IBM is the top choice for Gen Z employees in tech: Glassdoor
IBM (IBM) is the No. 1 tech company members of Generation Z apply to followed by Google (GOOG, GOOGL), Amazon (AMZN), and Microsoft (MSFT), according to jobs site Glassdoor, which published a new report on Wednesday.
Glassdoor defines the Generation Z, or Gen Z, demographic as those born between 1997 and 2012, with those born between 1997 and 2000 entering — or soon to enter — the workforce. Glassdoor based its findings on “tens of thousands” of Glassdoor reviews and job applications from Gen Z members started between October 2018 and January 2019. The majority of job applications came from older members of Gen Z.
Glassdoor economics research analyst Amanda Stansell attributed Gen Zers’ top choice to a number of factors, including a good work-life balance at IBM and IBM employees’ ability to work from home.
Another factor that may play a role in IBM being the top choice? Lack of controversy.
‘A legacy company’
IBM is pretty scandal-free at the moment, something that can’t be said of companies like Facebook (FB) and Google, which stumbled upon a series of challenges over the last 12 months around user privacy. Facebook saw a series of bruising, back-to-back controversies starting last March with the Cambridge Analytica scandal, which affected up to 80 million Facebook users whose data may have been harvested by voting profiler firm Cambridge Analytica. Likewise, Google announced it would shutter its flailing social network Google + last October after a bug exposed hundreds of thousands of user profiles to outside developers between 2015 and 2018.
“So many tech companies are facing public struggles,” explained Stansell. “IBM is a legacy company that has really stood of test of time.”
IBM Director of Career and Skills Kelli Jordan tells Yahoo Finance the company receives 8,000 job applications a day from people of all experience levels.
“Job applicants see IBM as a place where they can build a career, as more than 25% of IBMers move to new jobs or get promoted each year,” Jordan said in a statement. “As a leader in A.I. [artificial intelligence] for business, cloud, cybersecurity, and quantum, we offer opportunities for mentorship and development, to learn and grow skills, and to work in new ways, leveraging agile methodologies and design thinking.”
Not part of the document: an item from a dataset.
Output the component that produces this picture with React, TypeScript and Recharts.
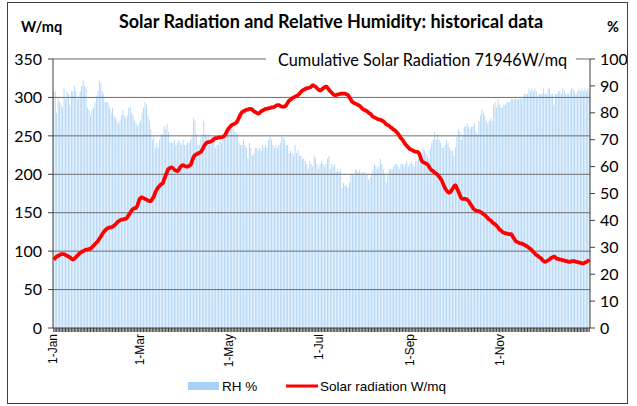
import React from 'react';
import {
  ComposedChart,
  Bar,
  Line,
  XAxis,
  YAxis,
  ReferenceLine,
} from 'recharts';

// daily values, one entry per day of the year (365)
const MONTHS = ['Jan', 'Feb', 'Mar', 'Apr', 'May', 'Jun', 'Jul', 'Aug', 'Sep', 'Oct', 'Nov', 'Dec'];
const DAYS_IN_MONTH = [31, 28, 31, 30, 31, 30, 31, 31, 30, 31, 30, 31];
const LABELED_DATES = ['1-Jan', '1-Mar', '1-May', '1-Jul', '1-Sep', '1-Nov'];

const LEFT_TICKS = [0, 50, 100, 150, 200, 250, 300, 350];
const RIGHT_TICKS = [0, 10, 20, 30, 40, 50, 60, 70, 80, 90, 100];

// relative humidity, %
const RH = [
  // Jan - Feb
  88, 88, 80, 86, 84, 83, 82, 89, 85, 88, 87, 83, 88, 88, 90, 88, 85, 86, 88, 90,
  92, 90, 89, 82, 81, 79, 81, 82, 84, 86, 88, 92, 91, 88, 87, 84, 84, 84, 82, 80,
  82, 79, 78, 77, 76, 77, 79, 81, 79, 78, 79, 82, 82, 80, 79, 77, 76, 75, 76,
  // Mar - Apr
  77, 80, 82, 84, 83, 79, 77, 74, 70, 71, 67, 69, 67, 70, 72, 72, 75, 74, 76, 73,
  69, 69, 69, 70, 68, 69, 70, 69, 68, 70, 68, 68, 69, 69, 70, 71, 78, 77, 72, 68,
  68, 70, 72, 77, 72, 71, 72, 70, 71, 71, 69, 67, 68, 68, 71, 69, 70, 71, 72, 72, 73,
  // May - Jun
  74, 74, 74, 73, 73, 72, 69, 68, 68, 70, 68, 67, 63, 69, 67, 64, 65, 67, 67, 66,
  67, 66, 68, 67, 68, 67, 70, 71, 70, 68, 67, 68, 67, 68, 69, 71, 71, 70, 68, 68,
  65, 66, 65, 64, 68, 65, 66, 64, 64, 63, 63, 62, 61, 59, 62, 61, 60, 64, 63, 61, 59,
  // Jul - Aug
  61, 62, 61, 60, 61, 63, 64, 59, 61, 60, 61, 58, 59, 58, 59, 52, 54, 53, 53, 52,
  54, 57, 57, 57, 59, 59, 58, 59, 57, 58, 58, 57, 57, 55, 56, 57, 59, 61, 60, 59,
  60, 63, 61, 59, 57, 54, 57, 59, 59, 59, 60, 61, 61, 60, 59, 61, 61, 60, 61, 62, 60, 61,
  // Sep - Oct
  62, 61, 60, 62, 62, 63, 65, 64, 67, 66, 65, 64, 63, 67, 69, 70, 73, 70, 72, 70,
  69, 67, 67, 68, 70, 69, 67, 66, 66, 64, 67, 71, 74, 73, 70, 72, 75, 75, 76, 75,
  74, 75, 75, 76, 73, 72, 77, 79, 81, 80, 79, 77, 76, 77, 78, 77, 83, 84, 82, 85, 83,
  // Nov - Dec
  82, 82, 83, 83, 84, 84, 84, 85, 85, 85, 86, 85, 85, 86, 85, 86, 87, 87, 87, 89,
  88, 89, 88, 89, 88, 86, 87, 87, 87, 89, 87, 87, 89, 89, 87, 87, 83, 87, 87, 88,
  88, 87, 89, 88, 87, 87, 87, 88, 89, 89, 88, 87, 88, 89, 88, 89, 88, 89, 88, 89, 88,
];

// solar radiation, W/mq
const SOLAR = [
  // Jan - Feb
  89, 91, 93, 94, 95, 96, 96, 96, 95, 94, 93, 92, 90, 89, 90, 92, 94, 96, 98, 99,
  100, 101, 102, 102, 103, 103, 105, 107, 109, 111, 113, 116, 119, 122, 125, 127, 129, 130, 131, 131,
  132, 133, 135, 137, 139, 140, 141, 141, 142, 142, 144, 147, 150, 153, 155, 156, 156, 160, 166,
  // Mar - Apr
  169, 170, 169, 168, 167, 166, 165, 165, 168, 171, 176, 180, 183, 185, 187, 188, 193, 198, 203, 207,
  208, 209, 208, 206, 205, 204, 206, 209, 211, 212, 211, 210, 210, 211, 212, 217, 222, 225, 226, 227,
  228, 229, 232, 236, 239, 241, 242, 242, 243, 244, 246, 247, 247, 248, 248, 248, 249, 250, 253, 257, 260,
  // May - Jun
  262, 264, 265, 266, 267, 270, 274, 278, 281, 282, 283, 284, 284, 285, 285, 284, 282, 281, 280, 279,
  280, 282, 283, 284, 285, 285, 286, 286, 287, 287, 288, 289, 290, 290, 289, 288, 288, 288, 290, 293,
  296, 297, 299, 300, 301, 302, 303, 305, 307, 309, 310, 311, 312, 312, 313, 314, 316, 315, 314, 312, 310,
  // Jul - Aug
  309, 310, 312, 313, 314, 313, 310, 308, 306, 304, 303, 303, 304, 304, 305, 305, 305, 305, 304, 303,
  300, 297, 294, 293, 292, 291, 290, 289, 287, 285, 284, 283, 282, 280, 279, 277, 275, 274, 273, 272,
  271, 271, 270, 269, 267, 265, 264, 263, 261, 260, 258, 257, 255, 253, 250, 247, 245, 242, 239, 237, 235, 233,
  // Sep - Oct
  232, 231, 230, 229, 229, 228, 224, 218, 216, 215, 214, 213, 210, 207, 205, 204, 202, 201, 199, 197,
  194, 191, 186, 182, 179, 177, 176, 178, 181, 184, 186, 182, 178, 173, 169, 168, 168, 168, 167, 165,
  162, 159, 156, 154, 153, 152, 152, 151, 150, 148, 147, 145, 143, 141, 140, 138, 136, 135, 133, 131, 128,
  // Nov - Dec
  127, 125, 124, 123, 123, 122, 122, 122, 119, 116, 113, 112, 111, 110, 110, 109, 108, 107, 106, 104,
  103, 101, 99, 97, 95, 94, 92, 91, 89, 87, 86, 87, 88, 89, 91, 92, 93, 92, 90, 90,
  89, 89, 88, 88, 87, 87, 86, 86, 87, 87, 87, 86, 86, 85, 85, 84, 84, 85, 86, 87, 89,
];

const DATES: string[] = [];
MONTHS.forEach((m, i) => {
  for (let d = 1; d <= DAYS_IN_MONTH[i]; d++) DATES.push(`${d}-${m}`);
});

const data = DATES.map((date, i) => ({ date, rh: RH[i], solar: SOLAR[i] }));

const AXIS_COLOR = '#404040';
const GRID_COLOR = '#6e6e6e';

function DateTick(props: any) {
  const { x, y, payload } = props;
  if (!LABELED_DATES.includes(payload.value)) return <g />;
  return (
    <text
      x={0}
      y={0}
      transform={`translate(${x + 3},${y}) rotate(-90)`}
      textAnchor="end"
      fontSize={12}
      fontFamily="'Liberation Sans', Arial, sans-serif"
      fill="#000"
    >
      {payload.value}
    </text>
  );
}

export default function App() {
  return (
    <div style={{ position: 'absolute', left: 0, top: 0, width: 637, height: 406, background: '#fff' }}>
      <ComposedChart
        width={637}
        height={406}
        data={data}
        margin={{ top: 59, right: 0, bottom: 0, left: 0 }}
        barCategoryGap="22%"
      >
        <XAxis
          dataKey="date"
          interval={0}
          height={78}
          tickSize={4}
          tick={<DateTick />}
          tickLine={{ stroke: AXIS_COLOR }}
          axisLine={{ stroke: AXIS_COLOR }}
        />
        <YAxis
          yAxisId="left"
          domain={[0, 350]}
          ticks={LEFT_TICKS}
          width={53}
          tickSize={5}
          tickMargin={6}
          axisLine={{ stroke: AXIS_COLOR }}
          tickLine={{ stroke: AXIS_COLOR }}
          tick={{ fill: '#000', fontSize: 16, fontFamily: 'Lato, sans-serif' }}
        />
        <YAxis
          yAxisId="right"
          orientation="right"
          domain={[0, 100]}
          ticks={RIGHT_TICKS}
          width={47}
          tickSize={5}
          tickMargin={5}
          axisLine={{ stroke: AXIS_COLOR }}
          tickLine={{ stroke: AXIS_COLOR }}
          tick={{ fill: '#000', fontSize: 16, fontFamily: 'Lato, sans-serif', textAnchor: 'start' }}
        />
        <Bar yAxisId="right" dataKey="rh" fill="#A9D1F6" isAnimationActive={false} />
        {LEFT_TICKS.filter((v) => v > 0).map((v) => (
          <ReferenceLine
            key={v}
            yAxisId="left"
            y={v}
            stroke={v === 350 ? '#9a9a9a' : GRID_COLOR}
            strokeWidth={v === 350 ? 1.5 : 1}
          />
        ))}
        <Line
          yAxisId="left"
          type="monotone"
          dataKey="solar"
          stroke="#FF0000"
          strokeWidth={3.75}
          dot={false}
          isAnimationActive={false}
        />
      </ComposedChart>
      <svg
        width={637}
        height={406}
        style={{ position: 'absolute', left: 0, top: 0, pointerEvents: 'none' }}
      >
        <rect x={7.5} y={2.5} width={620} height={401} fill="none" stroke="#404040" />
        <text x={331} y={28} textAnchor="middle" fontSize={18} fontWeight="bold" fontFamily="Lato, sans-serif" fill="#000">
          Solar Radiation and Relative Humidity: historical data
        </text>
        <text x={21} y={32} fontSize={14.5} fontWeight="bold" fontFamily="Lato, sans-serif" fill="#000">
          W/mq
        </text>
        <text x={607} y={32} fontSize={14.5} fontWeight="bold" fontFamily="Lato, sans-serif" fill="#000">
          %
        </text>
        <rect x={266} y={50} width={310} height={20} fill="#fff" />
        <text x={278} y={66} fontSize={16.3} fontFamily="Lato, sans-serif" fill="#000">
          Cumulative Solar Radiation 71946W/mq
        </text>
        <rect x={188} y={382} width={31} height={8} fill="#A9D1F6" />
        <text x={222} y={391} fontSize={13.5} fontFamily="'Liberation Sans', Arial, sans-serif" fill="#000">
          RH %
        </text>
        <line x1={286} y1={386} x2={318} y2={386} stroke="#FF0000" strokeWidth={3} />
        <text x={320} y={391} fontSize={13.5} fontFamily="'Liberation Sans', Arial, sans-serif" fill="#000">
          Solar radiation W/mq
        </text>
      </svg>
    </div>
  );
}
That’s probably welcome news for IBM, which in more recent years, has struggled mightily with a turnaround: shifting its focus away from enterprise technology towards areas such as A.I., the cloud, blockchain, and quantum computing. Although the company reported fourth-quarter revenues and earnings in January that beat Wall Street estimates, the larger picture isn’t as rosy: IBM stock has dropped almost 26% since Ginni Rometty became CEO in January 2012.